Flight of the Puffin
by Ann Braden.
Nancy Paulsen Books, 2021.
Read from library copy.
In the modern-day United States, four kids from four places are all having a rough time. In a city in Vermont, Libby tries to express her feelings and add cheer to the world with art – on paper and on the walls of the school. But the school interprets this as part of her family’s history of bullying, while her family takes it as a sign of weakness.
Jack, in a tiny nearby community, goes to a two-room school that looks like it’s about to be closed, as it can’t afford to follow new state regulations. He’s also mourning the death of his younger brother some years earlier, and has a close relationship with a boy about his brother’s age.
In Seattle, Vincent loves triangles, puffins and mathematician Katherine Johnson, and is tired of being bullied for not fitting into any of the triangle sides he sees making up his school’s social circle. He’s charted out his days at school to avoid the popular bullies who like to steal his clothes and push him into lockers, but so far, none of this is working.
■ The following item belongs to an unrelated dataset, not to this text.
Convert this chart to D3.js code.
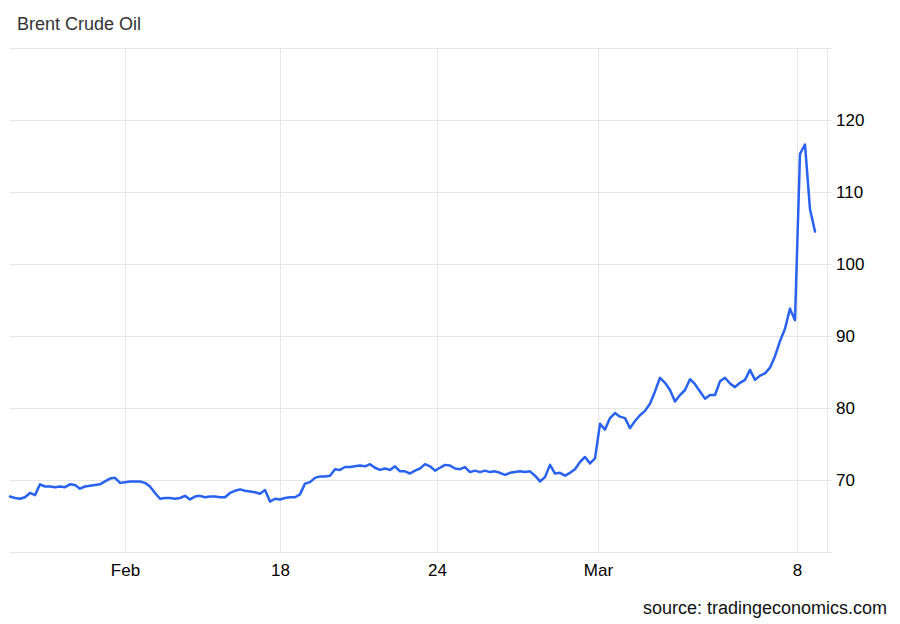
<!DOCTYPE html>
<html>
<head>
<meta charset="utf-8">
<script src="https://cdn.jsdelivr.net/npm/d3@7/dist/d3.min.js"></script>
<style>
  html, body { margin: 0; padding: 0; background: #fff; }
  svg { display: block; font-family: "Liberation Sans", Arial, sans-serif; }
</style>
</head>
<body>
<svg id="chart" width="900" height="624"></svg>
<script>
// ---- data ----
const title = "Brent Crude Oil";
const source = "source: tradingeconomics.com";
const xTickLabels = ["Feb", "18", "24", "Mar", "8"];
const xTickIndex = [23, 54, 85.4, 117.6, 157.4];
const yTicks = [60, 70, 80, 90, 100, 110, 120, 130];
const yLabelled = [70, 80, 90, 100, 110, 120];
const prices = [
  67.7, 67.5, 67.4, 67.6, 68.2, 67.9, 69.4, 69.1, 69.1, 69.0,
  69.1, 69.0, 69.4, 69.3, 68.8, 69.1, 69.2, 69.3, 69.4, 69.8,
  70.2, 70.3, 69.6, 69.7, 69.8, 69.8, 69.8, 69.6, 69.1, 68.2,
  67.4, 67.5, 67.5, 67.4, 67.5, 67.8, 67.3, 67.7, 67.8, 67.6,
  67.7, 67.7, 67.6, 67.6, 68.2, 68.5, 68.7, 68.5, 68.4, 68.3,
  68.1, 68.6, 67.0, 67.4, 67.3, 67.5, 67.6, 67.6, 68.0, 69.5,
  69.7, 70.3, 70.5, 70.5, 70.6, 71.5, 71.4, 71.8, 71.8, 71.9,
  72.0, 71.9, 72.2, 71.7, 71.4, 71.6, 71.4, 71.9, 71.2, 71.2,
  70.9, 71.3, 71.6, 72.2, 71.9, 71.3, 71.7, 72.1, 72.0, 71.6,
  71.5, 71.8, 71.1, 71.3, 71.1, 71.3, 71.1, 71.2, 71.0, 70.7,
  71.0, 71.1, 71.2, 71.1, 71.2, 70.6, 69.8, 70.4, 72.1, 70.9,
  71.0, 70.6, 71.0, 71.5, 72.5, 73.2, 72.3, 73.0, 77.8, 77.0,
  78.6, 79.3, 78.8, 78.6, 77.2, 78.2, 79.0, 79.6, 80.6, 82.3,
  84.2, 83.5, 82.5, 80.9, 81.8, 82.5, 84.0, 83.3, 82.3, 81.3,
  81.8, 81.8, 83.7, 84.2, 83.4, 82.9, 83.5, 83.9, 85.3, 83.9,
  84.5, 84.8, 85.6, 87.2, 89.3, 91.0, 93.8, 92.2, 115.3, 116.6,
  107.6, 104.5
];

// ---- layout ----
const svg = d3.select("#chart");
const plotLeft = 10, plotRight = 827, plotTop = 48, plotBottom = 552;

const x = d3.scaleLinear().domain([0, prices.length - 1]).range([plotLeft, 815]);
const y = d3.scaleLinear().domain([60, 130]).range([plotBottom, plotTop]);

const gridColor = "#e6e6e6";

// vertical grid
svg.append("g")
  .attr("transform", `translate(0,${plotBottom})`)
  .call(d3.axisBottom(x).tickValues(xTickIndex).tickSize(-(plotBottom - plotTop)).tickFormat(""))
  .call(g => g.select(".domain").remove())
  .call(g => g.selectAll("line").attr("stroke", gridColor));

// horizontal grid
svg.append("g")
  .attr("transform", `translate(${plotRight},0)`)
  .call(d3.axisRight(y).tickValues(yTicks).tickSize(-(plotRight - plotLeft)).tickFormat(""))
  .call(g => g.select(".domain").remove())
  .call(g => g.selectAll("line").attr("stroke", gridColor));

// right axis
svg.append("g")
  .attr("transform", `translate(${plotRight},0)`)
  .call(d3.axisRight(y).tickValues(yTicks).tickSize(5).tickSizeOuter(0).tickPadding(4)
    .tickFormat(d => yLabelled.includes(d) ? d : ""))
  .call(g => g.select(".domain").attr("stroke", gridColor))
  .call(g => g.selectAll("line").attr("stroke", gridColor))
  .call(g => g.selectAll("text").attr("fill", "#000").style("font-size", "17px")
    .style("font-family", "'Liberation Sans', Arial, sans-serif"));

// bottom axis labels
svg.append("g")
  .attr("transform", `translate(0,${plotBottom})`)
  .call(d3.axisBottom(x).tickValues(xTickIndex).tickSize(0).tickPadding(12)
    .tickFormat((d, i) => xTickLabels[i]))
  .call(g => g.select(".domain").attr("stroke", gridColor))
  .call(g => g.selectAll("text").attr("fill", "#000").style("font-size", "17px")
    .style("font-family", "'Liberation Sans', Arial, sans-serif"));

// line
svg.append("path")
  .datum(prices)
  .attr("fill", "none")
  .attr("stroke", "#2962f0")
  .attr("stroke-width", 2.5)
  .attr("stroke-linejoin", "round")
  .attr("stroke-linecap", "round")
  .attr("d", d3.line().x((d, i) => x(i)).y(d => y(d)));

// title
svg.append("text")
  .attr("x", 17).attr("y", 30)
  .attr("fill", "#333")
  .style("font-size", "18px")
  .text(title);

// source
svg.append("text")
  .attr("x", 887).attr("y", 614)
  .attr("text-anchor", "end")
  .attr("fill", "#111")
  .style("font-size", "18px")
  .text(source);
</script>
</body>
</html>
Also in Seattle, on the sidewalk in front of the church that offers free meals, is T, who’s run away from home and is trying to survive with just a sleeping bag and their dog for company. T’s story is told in verse and very short segments, so that T is the character initially most closed-off to the reader. But though we don’t know much about T, their thoughts on passing through days being hungry, willing to give up nearly everything to live true to their identity, is hugely expressive.
All these stories start out separate and slowly inch their way to connection. Libby sneaks out of her house to spread postcards with positive messages. And as people receive postcards, they start sending them as well, creating an increasing circle of kindness and allowing all of our main characters to take important steps in growth that improve their own lives as well as that of those around them. Though the message of kindness is apparent from the start, a message of the importance of understanding and loving kids and teens who don’t feel that they fit into the standard boy and girl gender boxes comes to the surface as well.
As in Braden’s The Benefits of Being an Octopus, the issues here are gut-wrenching while feeling absolutely grounded in reality. The first three-quarters of the book, with all four main characters suffering so much before they came together, was really tough for my sensitive maternal heart, though I think kids are often less bothered by this than I am and I cared enough about the characters and trust Ann Braden’s writing enough that I was never tempted to give up reading. And the ending came together gloriously. I could see this making a great classroom read-aloud, with kids making their own inspiring postcards to pass out in their communities, or as Braden herself has done, to mail to communities in need or impacted by hate crimes.
I am easily coming up with more desert fantasies – Paula Santiago and the River of Tears by Tehlor Kay Mejia, or The Total Eclipse of Nestor Lopez by Adrianna Cuevas (this is also when I realize that I still haven’t written up my notes of that last one into a full review) – but am having a harder time thinking of fantasies with a focus on kindness. Please let me know in the comments if you know of any! Flight of the Puffin might also pair well with A Place at the Table by Saadia Faruqi & Laura Shovan, which also has themes of different people getting to know and help each other.